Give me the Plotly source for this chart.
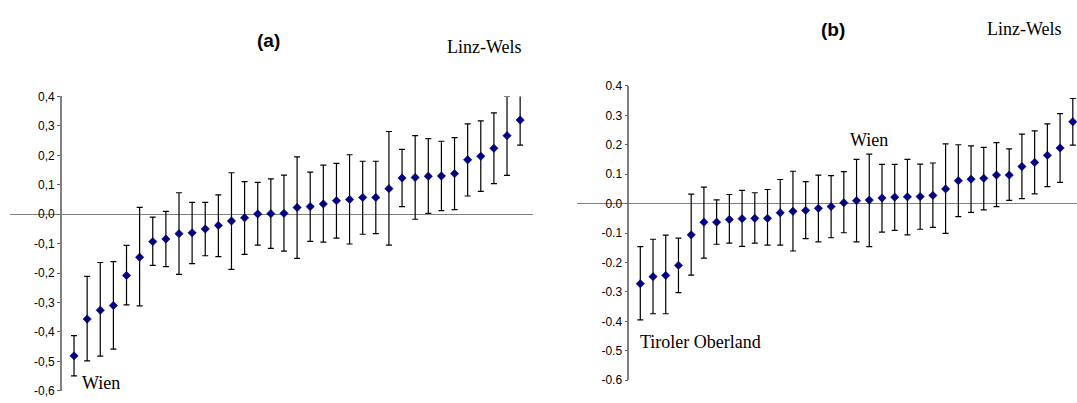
import plotly.graph_objects as go

W, H = 1077, 403

# Regional effects, ranked, with 95% interval bounds -- panel (a)
regions_a = list(range(1, 36))
est_a = [-0.481, -0.356, -0.326, -0.310, -0.208, -0.146, -0.093, -0.084, -0.066, -0.063,
         -0.050, -0.038, -0.023, -0.012, 0.001, 0.002, 0.003, 0.023, 0.026, 0.035,
         0.046, 0.050, 0.057, 0.057, 0.087, 0.123, 0.125, 0.129, 0.130, 0.138,
         0.185, 0.197, 0.224, 0.267, 0.320]
low_a = [-0.549, -0.498, -0.482, -0.458, -0.308, -0.311, -0.174, -0.178, -0.204, -0.168,
         -0.141, -0.144, -0.187, -0.136, -0.105, -0.116, -0.125, -0.150, -0.092, -0.095,
         -0.081, -0.101, -0.068, -0.066, -0.105, 0.026, -0.017, 0.003, 0.012, 0.016,
         0.062, 0.078, 0.104, 0.132, 0.235]
high_a = [-0.412, -0.211, -0.164, -0.161, -0.106, 0.023, -0.010, 0.010, 0.073, 0.040,
          0.040, 0.066, 0.141, 0.111, 0.108, 0.120, 0.133, 0.195, 0.143, 0.167,
          0.173, 0.202, 0.180, 0.180, 0.281, 0.220, 0.267, 0.257, 0.248, 0.260,
          0.307, 0.317, 0.344, 0.400, 0.407]

# Panel (b)
regions_b = list(range(1, 36))
est_b = [-0.272, -0.248, -0.244, -0.210, -0.106, -0.063, -0.063, -0.054, -0.051, -0.050,
         -0.050, -0.031, -0.026, -0.023, -0.016, -0.010, 0.003, 0.010, 0.012, 0.019,
         0.022, 0.023, 0.024, 0.028, 0.050, 0.078, 0.083, 0.086, 0.097, 0.097,
         0.126, 0.140, 0.164, 0.189, 0.278]
low_b = [-0.395, -0.374, -0.374, -0.302, -0.243, -0.185, -0.138, -0.134, -0.145, -0.134,
         -0.141, -0.141, -0.161, -0.119, -0.130, -0.116, -0.099, -0.130, -0.146, -0.097,
         -0.091, -0.106, -0.087, -0.081, -0.101, -0.044, -0.030, -0.021, -0.010, 0.011,
         0.017, 0.033, 0.058, 0.072, 0.199]
high_b = [-0.146, -0.121, -0.107, -0.117, 0.032, 0.056, 0.013, 0.031, 0.045, 0.037,
          0.048, 0.082, 0.110, 0.075, 0.097, 0.095, 0.109, 0.150, 0.168, 0.133,
          0.133, 0.150, 0.134, 0.138, 0.203, 0.200, 0.196, 0.191, 0.207, 0.186,
          0.236, 0.247, 0.271, 0.306, 0.357]

tick_vals = [0.4, 0.3, 0.2, 0.1, 0.0, -0.1, -0.2, -0.3, -0.4, -0.5, -0.6]
tick_text_a = ["0,4", "0,3", "0,2", "0,1", "0,0", "-0,1", "-0,2", "-0,3", "-0,4", "-0,5", "-0,6"]
tick_text_b = ["0.4", "0.3", "0.2", "0.1", "0.0", "-0.1", "-0.2", "-0.3", "-0.4", "-0.5", "-0.6"]


def fx(px):
    return px / W


def fy(py):
    return 1 - py / H


def ci_trace(x, est, low, high, xa, ya):
    return go.Scatter(
        x=x, y=est, xaxis=xa, yaxis=ya, mode="markers",
        marker=dict(symbol="diamond", size=6.4, color="#000080",
                    line=dict(width=0.6, color="#000080")),
        error_y=dict(type="data", symmetric=False,
                     array=[h - e for h, e in zip(high, est)],
                     arrayminus=[e - l for e, l in zip(est, low)],
                     color="#000000", thickness=1.2, width=3),
        cliponaxis=False, showlegend=False, hoverinfo="skip",
    )


fig = go.Figure()
fig.add_trace(ci_trace(regions_a, est_a, low_a, high_a, "x", "y"))
fig.add_trace(ci_trace(regions_b, est_b, low_b, high_b, "x2", "y2"))

axis_font = dict(family="Liberation Sans, Arial, sans-serif", size=12, color="#000000")


def yaxis_cfg(dom_top, dom_bot, pos_px, labels):
    return dict(
        domain=[fy(dom_bot), fy(dom_top)], range=[-0.6, 0.4],
        anchor="free", position=fx(pos_px),
        showline=True, linecolor="#808080", linewidth=1.6,
        ticks="outside", ticklen=3, tickwidth=1, tickcolor="#606060",
        tickvals=tick_vals, ticktext=labels, tickfont=axis_font,
        showgrid=False, zeroline=True, zerolinecolor="#808080", zerolinewidth=1.3,
        fixedrange=True,
    )


fig.update_layout(
    width=W, height=H, margin=dict(l=0, r=0, t=0, b=0),
    paper_bgcolor="white", plot_bgcolor="rgba(0,0,0,0)",
    xaxis=dict(domain=[fx(10), fx(533)], range=[-3.88, 35.98], visible=False, anchor="y"),
    xaxis2=dict(domain=[fx(576.7), 1.0], range=[-4.0, 35.33], visible=False, anchor="y2"),
    yaxis=yaxis_cfg(92.7, 397.7, 61, tick_text_a),
    yaxis2=yaxis_cfg(81.7, 386.7, 628.3, tick_text_b),
)

serif = dict(family="Liberation Serif, Times New Roman, serif", size=18, color="#000000")
bold = dict(family="Liberation Sans, Arial, sans-serif", size=19, color="#000000")

labels = [
    ("<b>(a)</b>", 268, 35, bold),
    ("Linz-Wels", 484, 41, serif),
    ("Wien", 101, 390, serif),
    ("<b>(b)</b>", 833, 23, bold),
    ("Linz-Wels", 1024, 23, serif),
    ("Wien", 869, 138, serif),
    ("Tiroler Oberland", 700, 347, serif),
]
for text, px, py, font in labels:
    fig.add_annotation(text=text, x=fx(px), y=fy(py), xref="paper", yref="paper",
                       xanchor="center", yanchor="middle", showarrow=False, font=font)

fig.write_html("out.html")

================

- **Work to do**: Leave out the pictures and repeat the lines from the start of the material through the line with "W, H = 1077, 403", inclusive.

- **The reply**:
Give me the Plotly source for this chart.
import plotly.graph_objects as go

W, H = 1077, 403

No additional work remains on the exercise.